As I said before, Chris, this is wonderful. The way you take all sorts of contemporary conceptions about angels and the afterlife, aliens and allergies, flying men and the media, oddities and exposures, waking-realities and dream-realities, and how you meld all this into a charming, magical, feather-light yet in its own way disturbing tale about life, death, angel-magic and love... Yes, Yvonne was so right when she compared the world you've created here with the magical world of J.K.Rowling.

I so, so loved it that Lois was able to enter into Clark's dream as if that was a reality of its own. Here she could imperceptibly meld with Clark's dream-preconceptions about her counterpart, but at the same time she could also act on her own, speak, make choices and - not least - kiss. Kiss Clark. By entering his dream, she was able to make contact with him, interact with him and, yes, love him. And possibly damn herself in the process, of course, for breaking the rules.

Ahh, the rules. Nothing is more dangerous, nothing is more scary, certainly, than breaking the rules. Nothing can bring us more horrible punishments than breaking the rules. But honestly, Chris and everyone else out there, why do the rules decree or forbid the things they do? Why is it that when I was a kid, some relatives of mine made me feel that I would certainly go to hell for playing the frog in a dramatization of a fairy tale for kids? Or that I would suffer a similar fate for sewing a button on a blouse on a Sunday? Why do some people feel ready to die of shame if they are caught drinking a cup of coffee? Why are we forbidden or compelled to whistle, shave our legs, celebrate birthdays or eat fish on Fridays or eat a calf's testicles?

And why is it forbidden to be an alien? And why can't an angel kiss a living person in his dream?

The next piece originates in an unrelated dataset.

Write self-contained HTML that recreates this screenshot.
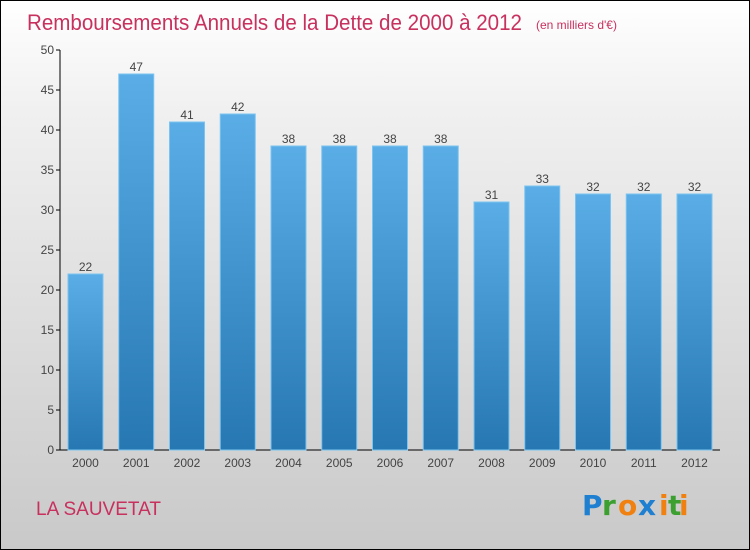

Rules. People, have you considered that what exactly the rules stipulate is nearly insignificant? What matters is that a certain set of rules exists, and that a group of people define themselves as the good and true and right people because they follow those rules. Because that is what it means to follow the rules: it proves that you are a good and worthy person. So if you follow the rules you can belong to the group, but if you break the rules you get thrown out. And nothing, nothing scares us more than being rejected by our own crowd.

There is a Swedish saying that most of us would much rather stay in our own group and do something stupid or disastrous with the rest of them than blaze our own lonely trail and be right. And now consider Clark. By being an alien, and by having been outed as an alien, he is certainly breaking the number one rule of any society here on Earth, which is that if you want to belong anywhere you'd better be a human being. So because Clark is breaking that number one rule, whether he wants to or not, he shows no respect for us and our rules and we have the right to reject him. And, as Chris shows so eloquently in this story, everybody in alt-Clark's world is rejecting him.

Clark has no group to belong to, even though, out of the extreme goodness of his heart, he watches over and helps all those people who have rejected him. Unlike Clark, Lois does belong to a group - the group of angels. And that group has rules. All groups do. By kissing Clark, Lois has broken the rules of her group. What will Kilmartin, Lois's angel supervisor, do when he finds out? And how did he get that name, anyway? Maybe Kilmartin showed Martin what happens when you break the rules of the angels. And if so, then Kilmartin may soon earn himself a second name, by showing the same terrible thing to Lois as he showed to Martin.

Angel-Lois has melded with Dream-Lois and kissed Dream-Clark who was born out of Flesh-Clark. The foundations of heaven and earth are shaking.

I can imagine several very different endings to this tale. Lois and Clark could triumph and find a way to be together and love one another, either (and preferably) on the Earth, or in the heavens. Or else they could be defeated by the terrible force of our cruel rules, the ones that may apply in the heavens as well as on the Earth. And in my opinion, it's not a bad thing to read such a cautionary tale now and again, to be reminded of how readily we reject anyone who does not honour our own precious Rules.

Keep the story coming, Chris. It is fantastic.